Major General George A. White (18 July 1880 – 23 November 1941) was an American journalist, magazine editor, and senior officer of the Oregon National Guard, who helped organize The American Legion. He commanded the 41st Infantry Division, Oregon National Guard, from January 1930 until his death in November 1941.

Early life
George Ared White was born on July 18, 1880, in Saline County, Illinois. On August 1, 1895, he enlisted in the Utah National Guard as a musician. He was discharged in June 1898 in order to enlist in the U.S. Volunteers for the Spanish–American War. He remained in Federal service until discharged in December 1898. White re-enlisted in the Guard in 1899 was promoted to sergeant and later first sergeant before being discharged in 1903. He moved to Oregon, where he enlisted in the 3d Infantry, Oregon National Guard on August 4, 1907. The next day he was promoted to first lieutenant. White was promoted to Captain on March 21, 1911.

Military career

Mexican Border Service
White was appointed Adjutant General of Oregon on February 1, 1915. When the National Guard was Federalized for Mexican Border Service, he obtained a leave of absence in order to command a troop of Oregon cavalry. After service on the Mexican border from June 1916 to February 1917, White resumed his post in Oregon.

World War I
On March 23, 1917, the National Guard was mobilized. As Adjutant General of Oregon, White was involved in recruiting efforts to bring the State's units up to strength, and he directed the establishment of state machinery for conscription. He re-entered federal service on September 10, 1917, with the rank of major and assigned as Assistant Adjutant General of the 41st Division, a new division being organized from National Guard units from Oregon, Washington, Idaho, Montana and Wyoming.

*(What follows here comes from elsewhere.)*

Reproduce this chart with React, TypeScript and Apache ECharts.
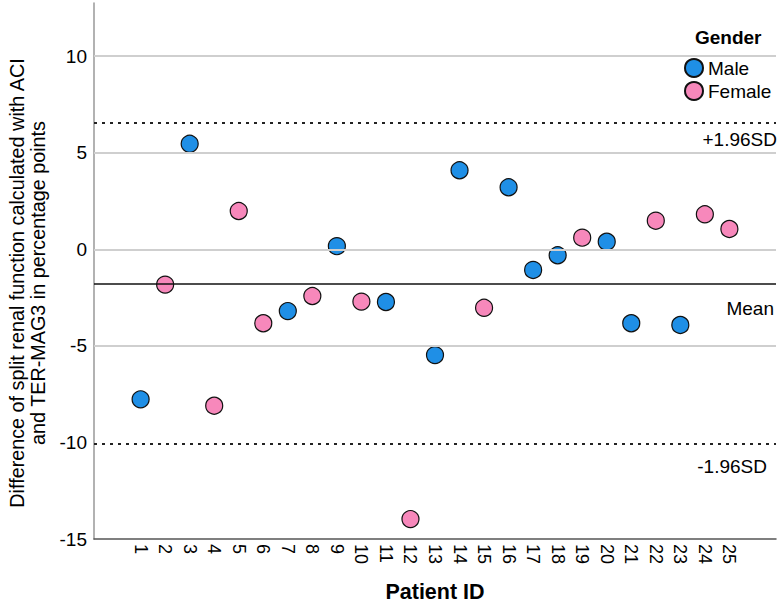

White served in France from January 1918 to June 1919. Initially, he was with the 41st but subsequently posted to the General Headquarters, American Expeditionary Forces (A. E. F.). He was promoted to lieutenant colonel on November 13, 1918. For his services, White was appointed Knight of the French Order of the Black Star.

Later years
White was separated from Federal service on July 23, 1919, resumed his duties as Adjutant General on April 15, 1920. His first task was the reconstruction of the Oregon national Guard, in which he was promoted to colonel on June 23, 1920. He assumed command of the 82nd Infantry Brigade, a brigade composed of Oregon troops, the same day and was later promoted to brigadier general. White attended the Command and General Staff School from 1925 to 1926 and took part in training seminars organized by the War College in 1928. On January 3, 1930, he was promoted to major general and appointed to command the 41st Division.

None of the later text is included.